## Problem description
Every line of the listing must be reproduced as it stands. Leave the images behind.

## Information provided
——————
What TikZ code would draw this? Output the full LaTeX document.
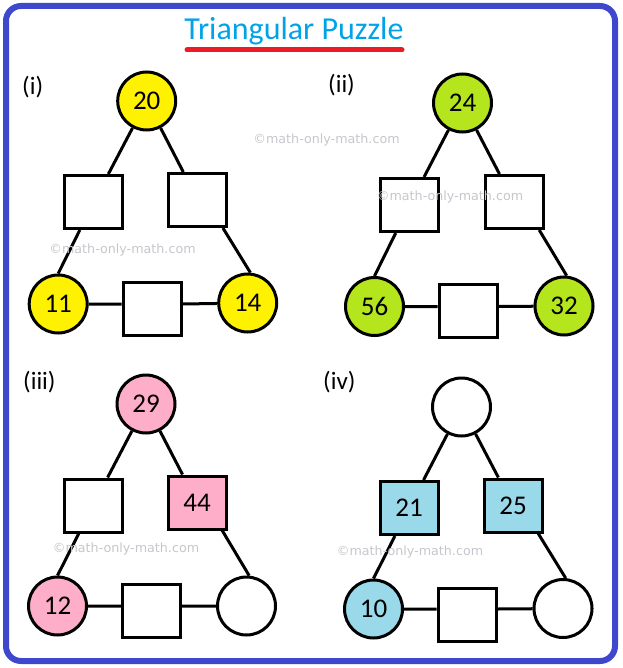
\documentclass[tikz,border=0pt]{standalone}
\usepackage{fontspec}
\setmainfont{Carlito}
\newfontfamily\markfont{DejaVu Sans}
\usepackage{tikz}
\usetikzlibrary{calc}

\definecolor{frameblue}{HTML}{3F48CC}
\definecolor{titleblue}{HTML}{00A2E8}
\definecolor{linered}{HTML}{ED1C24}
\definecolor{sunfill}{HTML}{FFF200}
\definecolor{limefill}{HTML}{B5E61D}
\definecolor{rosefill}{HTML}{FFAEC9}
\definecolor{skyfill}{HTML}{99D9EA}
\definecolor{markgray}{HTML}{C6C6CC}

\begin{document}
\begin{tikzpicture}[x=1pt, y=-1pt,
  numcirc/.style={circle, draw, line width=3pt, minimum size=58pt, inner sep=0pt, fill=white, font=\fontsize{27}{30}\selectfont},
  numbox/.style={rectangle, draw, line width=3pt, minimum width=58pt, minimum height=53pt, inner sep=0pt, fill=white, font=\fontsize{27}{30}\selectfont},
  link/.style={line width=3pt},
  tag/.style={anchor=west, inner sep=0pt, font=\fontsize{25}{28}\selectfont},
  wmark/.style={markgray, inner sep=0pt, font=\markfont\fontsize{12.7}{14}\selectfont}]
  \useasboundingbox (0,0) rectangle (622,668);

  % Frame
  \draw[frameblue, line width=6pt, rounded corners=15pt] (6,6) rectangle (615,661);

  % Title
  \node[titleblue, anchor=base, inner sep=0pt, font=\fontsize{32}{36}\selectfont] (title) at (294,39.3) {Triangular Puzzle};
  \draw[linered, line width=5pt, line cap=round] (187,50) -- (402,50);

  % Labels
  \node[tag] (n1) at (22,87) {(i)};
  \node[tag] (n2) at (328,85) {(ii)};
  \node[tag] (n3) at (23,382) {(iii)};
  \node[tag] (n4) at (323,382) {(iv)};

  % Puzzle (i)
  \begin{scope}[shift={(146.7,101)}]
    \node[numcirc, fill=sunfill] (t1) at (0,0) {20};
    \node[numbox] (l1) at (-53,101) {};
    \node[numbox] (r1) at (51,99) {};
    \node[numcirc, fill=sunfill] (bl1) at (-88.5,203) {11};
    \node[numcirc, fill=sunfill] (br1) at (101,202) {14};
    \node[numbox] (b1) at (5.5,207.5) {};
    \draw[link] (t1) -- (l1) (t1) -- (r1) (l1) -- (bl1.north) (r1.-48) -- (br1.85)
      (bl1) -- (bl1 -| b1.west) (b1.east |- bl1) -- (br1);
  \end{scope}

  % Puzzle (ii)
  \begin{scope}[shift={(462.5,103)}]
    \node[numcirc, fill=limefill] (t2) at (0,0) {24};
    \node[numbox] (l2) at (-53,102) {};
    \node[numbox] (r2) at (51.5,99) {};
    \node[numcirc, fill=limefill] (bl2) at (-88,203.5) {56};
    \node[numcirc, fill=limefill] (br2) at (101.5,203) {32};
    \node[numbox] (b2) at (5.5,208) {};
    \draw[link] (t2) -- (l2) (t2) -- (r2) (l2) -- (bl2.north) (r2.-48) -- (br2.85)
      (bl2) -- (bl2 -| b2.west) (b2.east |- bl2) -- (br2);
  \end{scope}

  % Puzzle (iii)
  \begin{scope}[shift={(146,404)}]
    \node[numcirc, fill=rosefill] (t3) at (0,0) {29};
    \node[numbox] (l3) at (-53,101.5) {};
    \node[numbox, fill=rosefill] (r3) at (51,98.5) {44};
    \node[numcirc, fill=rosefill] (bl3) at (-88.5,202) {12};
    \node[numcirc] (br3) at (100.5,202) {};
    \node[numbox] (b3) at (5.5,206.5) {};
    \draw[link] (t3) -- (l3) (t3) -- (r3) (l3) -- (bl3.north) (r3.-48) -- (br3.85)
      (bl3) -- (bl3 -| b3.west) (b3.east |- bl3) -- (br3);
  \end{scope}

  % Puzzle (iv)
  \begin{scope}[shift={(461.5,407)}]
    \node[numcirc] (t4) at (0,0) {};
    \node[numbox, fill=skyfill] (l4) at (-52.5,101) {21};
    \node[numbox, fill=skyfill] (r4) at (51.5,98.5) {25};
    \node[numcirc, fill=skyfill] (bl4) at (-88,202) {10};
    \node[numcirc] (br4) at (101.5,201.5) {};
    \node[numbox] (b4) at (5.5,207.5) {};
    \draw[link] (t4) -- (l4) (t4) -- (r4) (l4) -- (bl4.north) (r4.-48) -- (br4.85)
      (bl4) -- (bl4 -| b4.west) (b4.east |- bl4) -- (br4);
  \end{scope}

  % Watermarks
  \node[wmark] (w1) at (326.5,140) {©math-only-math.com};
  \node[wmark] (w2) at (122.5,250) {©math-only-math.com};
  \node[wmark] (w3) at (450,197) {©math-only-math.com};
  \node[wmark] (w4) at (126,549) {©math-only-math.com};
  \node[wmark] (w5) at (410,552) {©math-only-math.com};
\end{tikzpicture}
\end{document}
——————
## Exercise output
What TikZ code would draw this? Output the full LaTeX document.
\documentclass[tikz,border=0pt]{standalone}
\usepackage{fontspec}
\setmainfont{Carlito}
\newfontfamily\markfont{DejaVu Sans}
\usepackage{tikz}
\usetikzlibrary{calc}

\definecolor{frameblue}{HTML}{3F48CC}
\definecolor{titleblue}{HTML}{00A2E8}
\definecolor{linered}{HTML}{ED1C24}
\definecolor{sunfill}{HTML}{FFF200}
\definecolor{limefill}{HTML}{B5E61D}
\definecolor{rosefill}{HTML}{FFAEC9}
\definecolor{skyfill}{HTML}{99D9EA}
\definecolor{markgray}{HTML}{C6C6CC}

\begin{document}
\begin{tikzpicture}[x=1pt, y=-1pt,
  numcirc/.style={circle, draw, line width=3pt, minimum size=58pt, inner sep=0pt, fill=white, font=\fontsize{27}{30}\selectfont},
  numbox/.style={rectangle, draw, line width=3pt, minimum width=58pt, minimum height=53pt, inner sep=0pt, fill=white, font=\fontsize{27}{30}\selectfont},
  link/.style={line width=3pt},
  tag/.style={anchor=west, inner sep=0pt, font=\fontsize{25}{28}\selectfont},
  wmark/.style={markgray, inner sep=0pt, font=\markfont\fontsize{12.7}{14}\selectfont}]
  \useasboundingbox (0,0) rectangle (622,668);

  % Frame
  \draw[frameblue, line width=6pt, rounded corners=15pt] (6,6) rectangle (615,661);

  % Title
  \node[titleblue, anchor=base, inner sep=0pt, font=\fontsize{32}{36}\selectfont] (title) at (294,39.3) {Triangular Puzzle};
  \draw[linered, line width=5pt, line cap=round] (187,50) -- (402,50);

  % Labels
  \node[tag] (n1) at (22,87) {(i)};
  \node[tag] (n2) at (328,85) {(ii)};
  \node[tag] (n3) at (23,382) {(iii)};
  \node[tag] (n4) at (323,382) {(iv)};

  % Puzzle (i)
  \begin{scope}[shift={(146.7,101)}]
    \node[numcirc, fill=sunfill] (t1) at (0,0) {20};
    \node[numbox] (l1) at (-53,101) {};
    \node[numbox] (r1) at (51,99) {};
    \node[numcirc, fill=sunfill] (bl1) at (-88.5,203) {11};
    \node[numcirc, fill=sunfill] (br1) at (101,202) {14};
    \node[numbox] (b1) at (5.5,207.5) {};
    \draw[link] (t1) -- (l1) (t1) -- (r1) (l1) -- (bl1.north) (r1.-48) -- (br1.85)
      (bl1) -- (bl1 -| b1.west) (b1.east |- bl1) -- (br1);
  \end{scope}

  % Puzzle (ii)
  \begin{scope}[shift={(462.5,103)}]
    \node[numcirc, fill=limefill] (t2) at (0,0) {24};
    \node[numbox] (l2) at (-53,102) {};
    \node[numbox] (r2) at (51.5,99) {};
    \node[numcirc, fill=limefill] (bl2) at (-88,203.5) {56};
    \node[numcirc, fill=limefill] (br2) at (101.5,203) {32};
    \node[numbox] (b2) at (5.5,208) {};
    \draw[link] (t2) -- (l2) (t2) -- (r2) (l2) -- (bl2.north) (r2.-48) -- (br2.85)
      (bl2) -- (bl2 -| b2.west) (b2.east |- bl2) -- (br2);
  \end{scope}

  % Puzzle (iii)
  \begin{scope}[shift={(146,404)}]
    \node[numcirc, fill=rosefill] (t3) at (0,0) {29};
    \node[numbox] (l3) at (-53,101.5) {};
    \node[numbox, fill=rosefill] (r3) at (51,98.5) {44};
    \node[numcirc, fill=rosefill] (bl3) at (-88.5,202) {12};
    \node[numcirc] (br3) at (100.5,202) {};
    \node[numbox] (b3) at (5.5,206.5) {};
    \draw[link] (t3) -- (l3) (t3) -- (r3) (l3) -- (bl3.north) (r3.-48) -- (br3.85)
      (bl3) -- (bl3 -| b3.west) (b3.east |- bl3) -- (br3);
  \end{scope}

  % Puzzle (iv)
  \begin{scope}[shift={(461.5,407)}]
    \node[numcirc] (t4) at (0,0) {};
    \node[numbox, fill=skyfill] (l4) at (-52.5,101) {21};
    \node[numbox, fill=skyfill] (r4) at (51.5,98.5) {25};
    \node[numcirc, fill=skyfill] (bl4) at (-88,202) {10};
    \node[numcirc] (br4) at (101.5,201.5) {};
    \node[numbox] (b4) at (5.5,207.5) {};
    \draw[link] (t4) -- (l4) (t4) -- (r4) (l4) -- (bl4.north) (r4.-48) -- (br4.85)
      (bl4) -- (bl4 -| b4.west) (b4.east |- bl4) -- (br4);
  \end{scope}

  % Watermarks
  \node[wmark] (w1) at (326.5,140) {©math-only-math.com};
  \node[wmark] (w2) at (122.5,250) {©math-only-math.com};
  \node[wmark] (w3) at (450,197) {©math-only-math.com};
  \node[wmark] (w4) at (126,549) {©math-only-math.com};
  \node[wmark] (w5) at (410,552) {©math-only-math.com};
\end{tikzpicture}
\end{document}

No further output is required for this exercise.